-------- Provided data
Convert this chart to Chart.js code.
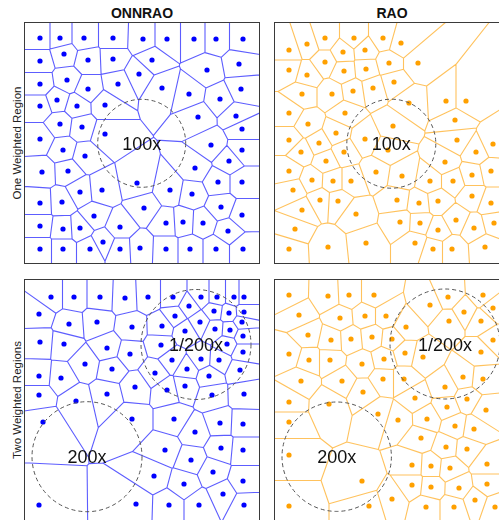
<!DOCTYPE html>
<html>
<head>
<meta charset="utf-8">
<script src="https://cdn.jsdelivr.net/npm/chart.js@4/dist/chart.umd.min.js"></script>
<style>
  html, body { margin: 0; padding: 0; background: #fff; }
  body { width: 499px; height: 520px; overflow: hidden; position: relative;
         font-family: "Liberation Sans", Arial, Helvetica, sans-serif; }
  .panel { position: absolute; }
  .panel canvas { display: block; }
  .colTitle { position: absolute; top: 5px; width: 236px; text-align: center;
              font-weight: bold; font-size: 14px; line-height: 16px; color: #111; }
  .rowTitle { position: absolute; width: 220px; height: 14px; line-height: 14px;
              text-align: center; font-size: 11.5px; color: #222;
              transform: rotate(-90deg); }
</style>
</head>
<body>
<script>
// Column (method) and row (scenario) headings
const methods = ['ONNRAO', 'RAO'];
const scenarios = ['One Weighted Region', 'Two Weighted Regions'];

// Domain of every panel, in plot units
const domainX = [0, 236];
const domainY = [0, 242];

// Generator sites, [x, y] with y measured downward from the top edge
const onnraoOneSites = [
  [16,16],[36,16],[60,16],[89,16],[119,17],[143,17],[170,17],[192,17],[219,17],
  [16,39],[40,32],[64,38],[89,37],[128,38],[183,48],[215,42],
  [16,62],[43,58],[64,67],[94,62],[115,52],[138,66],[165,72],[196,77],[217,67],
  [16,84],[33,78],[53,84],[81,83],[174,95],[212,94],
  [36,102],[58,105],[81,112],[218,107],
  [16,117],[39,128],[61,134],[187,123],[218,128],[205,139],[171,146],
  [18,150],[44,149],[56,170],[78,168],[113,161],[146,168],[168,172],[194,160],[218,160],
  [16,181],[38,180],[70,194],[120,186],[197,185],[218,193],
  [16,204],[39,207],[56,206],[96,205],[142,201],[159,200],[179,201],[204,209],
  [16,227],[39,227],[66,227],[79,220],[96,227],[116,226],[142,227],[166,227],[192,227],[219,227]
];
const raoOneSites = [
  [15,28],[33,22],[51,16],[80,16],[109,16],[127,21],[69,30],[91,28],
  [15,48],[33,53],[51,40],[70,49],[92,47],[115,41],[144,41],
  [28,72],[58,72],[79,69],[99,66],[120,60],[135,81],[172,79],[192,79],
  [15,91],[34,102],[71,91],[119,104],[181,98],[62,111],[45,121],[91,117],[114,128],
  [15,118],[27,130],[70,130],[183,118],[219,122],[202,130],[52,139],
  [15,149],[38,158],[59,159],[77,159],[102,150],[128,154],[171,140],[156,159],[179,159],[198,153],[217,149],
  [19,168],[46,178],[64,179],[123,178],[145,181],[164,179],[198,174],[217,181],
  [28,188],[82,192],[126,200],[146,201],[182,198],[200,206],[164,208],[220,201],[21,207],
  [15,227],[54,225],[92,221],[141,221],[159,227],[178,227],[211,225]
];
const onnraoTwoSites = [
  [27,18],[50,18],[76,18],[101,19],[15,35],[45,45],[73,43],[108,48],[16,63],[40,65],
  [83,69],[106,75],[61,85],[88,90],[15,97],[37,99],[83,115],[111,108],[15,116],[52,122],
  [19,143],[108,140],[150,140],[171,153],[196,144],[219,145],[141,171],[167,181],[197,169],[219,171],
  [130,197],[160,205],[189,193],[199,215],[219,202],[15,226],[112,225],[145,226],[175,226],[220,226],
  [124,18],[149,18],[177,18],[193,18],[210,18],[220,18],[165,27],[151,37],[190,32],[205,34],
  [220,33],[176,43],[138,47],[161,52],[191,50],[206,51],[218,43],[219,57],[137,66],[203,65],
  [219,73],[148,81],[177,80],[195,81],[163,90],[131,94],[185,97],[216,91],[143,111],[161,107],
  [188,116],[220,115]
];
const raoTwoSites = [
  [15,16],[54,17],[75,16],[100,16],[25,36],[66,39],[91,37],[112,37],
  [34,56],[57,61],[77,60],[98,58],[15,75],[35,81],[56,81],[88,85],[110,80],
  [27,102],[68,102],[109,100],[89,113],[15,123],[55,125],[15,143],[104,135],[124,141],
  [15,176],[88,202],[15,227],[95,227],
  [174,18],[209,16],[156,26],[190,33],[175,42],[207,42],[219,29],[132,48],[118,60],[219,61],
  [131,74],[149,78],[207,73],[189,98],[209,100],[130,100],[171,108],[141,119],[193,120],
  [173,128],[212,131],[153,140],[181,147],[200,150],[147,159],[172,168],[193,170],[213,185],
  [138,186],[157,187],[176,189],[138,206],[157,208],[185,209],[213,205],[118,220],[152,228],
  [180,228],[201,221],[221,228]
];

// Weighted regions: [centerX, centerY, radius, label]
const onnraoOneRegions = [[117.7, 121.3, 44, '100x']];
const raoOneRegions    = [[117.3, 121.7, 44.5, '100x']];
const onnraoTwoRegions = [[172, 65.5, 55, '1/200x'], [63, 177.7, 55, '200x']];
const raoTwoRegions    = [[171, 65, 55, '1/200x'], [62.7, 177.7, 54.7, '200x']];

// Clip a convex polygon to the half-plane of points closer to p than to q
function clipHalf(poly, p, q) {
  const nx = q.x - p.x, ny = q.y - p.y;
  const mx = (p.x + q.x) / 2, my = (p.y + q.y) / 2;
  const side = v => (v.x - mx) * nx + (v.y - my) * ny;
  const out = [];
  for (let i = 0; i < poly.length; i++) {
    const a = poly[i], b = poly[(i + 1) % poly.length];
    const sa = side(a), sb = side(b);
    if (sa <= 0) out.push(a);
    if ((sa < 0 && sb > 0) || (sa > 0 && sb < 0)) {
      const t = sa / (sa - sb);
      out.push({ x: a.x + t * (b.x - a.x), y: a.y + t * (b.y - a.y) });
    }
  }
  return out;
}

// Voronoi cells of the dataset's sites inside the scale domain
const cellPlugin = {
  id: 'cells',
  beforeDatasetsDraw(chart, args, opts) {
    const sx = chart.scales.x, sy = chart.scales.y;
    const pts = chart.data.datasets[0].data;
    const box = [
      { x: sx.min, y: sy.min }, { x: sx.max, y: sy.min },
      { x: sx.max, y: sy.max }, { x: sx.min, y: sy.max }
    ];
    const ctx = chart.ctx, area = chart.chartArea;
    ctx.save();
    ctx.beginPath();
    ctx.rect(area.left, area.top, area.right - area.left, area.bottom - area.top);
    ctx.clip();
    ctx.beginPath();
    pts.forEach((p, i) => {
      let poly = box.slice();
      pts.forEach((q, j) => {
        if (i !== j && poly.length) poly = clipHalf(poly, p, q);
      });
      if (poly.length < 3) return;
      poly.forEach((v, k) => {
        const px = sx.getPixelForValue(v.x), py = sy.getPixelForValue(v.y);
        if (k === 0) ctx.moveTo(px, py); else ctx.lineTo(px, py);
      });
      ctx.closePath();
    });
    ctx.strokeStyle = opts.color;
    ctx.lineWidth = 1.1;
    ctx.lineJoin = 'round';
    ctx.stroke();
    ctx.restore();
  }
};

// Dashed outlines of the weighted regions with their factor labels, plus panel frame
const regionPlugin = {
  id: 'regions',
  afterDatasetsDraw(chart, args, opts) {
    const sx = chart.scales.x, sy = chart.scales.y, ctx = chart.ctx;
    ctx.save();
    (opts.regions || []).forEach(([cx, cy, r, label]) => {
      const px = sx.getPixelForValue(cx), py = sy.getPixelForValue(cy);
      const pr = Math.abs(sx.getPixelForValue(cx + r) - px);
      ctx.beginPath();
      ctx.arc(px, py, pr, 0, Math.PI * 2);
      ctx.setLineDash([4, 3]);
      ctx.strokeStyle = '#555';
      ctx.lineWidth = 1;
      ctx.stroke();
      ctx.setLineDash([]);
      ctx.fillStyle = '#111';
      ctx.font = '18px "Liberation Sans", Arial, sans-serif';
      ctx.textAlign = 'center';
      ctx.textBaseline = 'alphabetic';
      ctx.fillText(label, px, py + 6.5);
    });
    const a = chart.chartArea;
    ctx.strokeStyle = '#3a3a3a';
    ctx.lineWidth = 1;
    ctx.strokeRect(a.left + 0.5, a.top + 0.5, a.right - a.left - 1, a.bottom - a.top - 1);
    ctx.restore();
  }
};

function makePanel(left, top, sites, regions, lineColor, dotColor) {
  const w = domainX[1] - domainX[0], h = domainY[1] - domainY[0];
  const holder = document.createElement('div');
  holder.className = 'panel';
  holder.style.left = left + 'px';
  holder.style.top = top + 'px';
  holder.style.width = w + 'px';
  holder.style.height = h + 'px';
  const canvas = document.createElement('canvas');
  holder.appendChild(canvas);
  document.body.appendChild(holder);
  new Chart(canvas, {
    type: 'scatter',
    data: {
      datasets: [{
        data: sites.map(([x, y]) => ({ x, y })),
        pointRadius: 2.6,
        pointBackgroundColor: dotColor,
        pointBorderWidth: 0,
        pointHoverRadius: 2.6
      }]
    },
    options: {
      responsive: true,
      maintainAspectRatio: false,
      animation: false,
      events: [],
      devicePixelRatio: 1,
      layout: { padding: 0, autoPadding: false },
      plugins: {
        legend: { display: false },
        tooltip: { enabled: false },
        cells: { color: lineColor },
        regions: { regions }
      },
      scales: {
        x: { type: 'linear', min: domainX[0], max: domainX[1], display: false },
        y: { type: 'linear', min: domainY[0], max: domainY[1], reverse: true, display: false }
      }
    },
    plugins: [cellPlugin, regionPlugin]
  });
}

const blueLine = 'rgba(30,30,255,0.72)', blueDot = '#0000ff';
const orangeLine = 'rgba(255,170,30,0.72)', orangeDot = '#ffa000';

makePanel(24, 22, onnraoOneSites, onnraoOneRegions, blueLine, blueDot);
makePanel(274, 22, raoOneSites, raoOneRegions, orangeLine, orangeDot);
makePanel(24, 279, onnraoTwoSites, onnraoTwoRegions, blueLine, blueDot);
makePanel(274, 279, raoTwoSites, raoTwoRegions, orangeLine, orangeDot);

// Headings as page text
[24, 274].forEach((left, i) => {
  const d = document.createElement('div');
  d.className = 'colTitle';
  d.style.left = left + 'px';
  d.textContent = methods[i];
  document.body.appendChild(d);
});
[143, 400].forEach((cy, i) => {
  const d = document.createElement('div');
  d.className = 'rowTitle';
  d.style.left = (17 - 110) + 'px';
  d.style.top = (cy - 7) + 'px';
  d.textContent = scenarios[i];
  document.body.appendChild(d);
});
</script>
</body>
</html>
----------------
Goal » Repeat exactly and only the lines from the start of the data above through the line that holds "const domainY = [0, 242];", inclusive. Pictures do not belong in the copy.

Result of this task »
Convert this chart to Chart.js code.
<!DOCTYPE html>
<html>
<head>
<meta charset="utf-8">
<script src="https://cdn.jsdelivr.net/npm/chart.js@4/dist/chart.umd.min.js"></script>
<style>
  html, body { margin: 0; padding: 0; background: #fff; }
  body { width: 499px; height: 520px; overflow: hidden; position: relative;
         font-family: "Liberation Sans", Arial, Helvetica, sans-serif; }
  .panel { position: absolute; }
  .panel canvas { display: block; }
  .colTitle { position: absolute; top: 5px; width: 236px; text-align: center;
              font-weight: bold; font-size: 14px; line-height: 16px; color: #111; }
  .rowTitle { position: absolute; width: 220px; height: 14px; line-height: 14px;
              text-align: center; font-size: 11.5px; color: #222;
              transform: rotate(-90deg); }
</style>
</head>
<body>
<script>
// Column (method) and row (scenario) headings
const methods = ['ONNRAO', 'RAO'];
const scenarios = ['One Weighted Region', 'Two Weighted Regions'];

// Domain of every panel, in plot units
const domainX = [0, 236];
const domainY = [0, 242];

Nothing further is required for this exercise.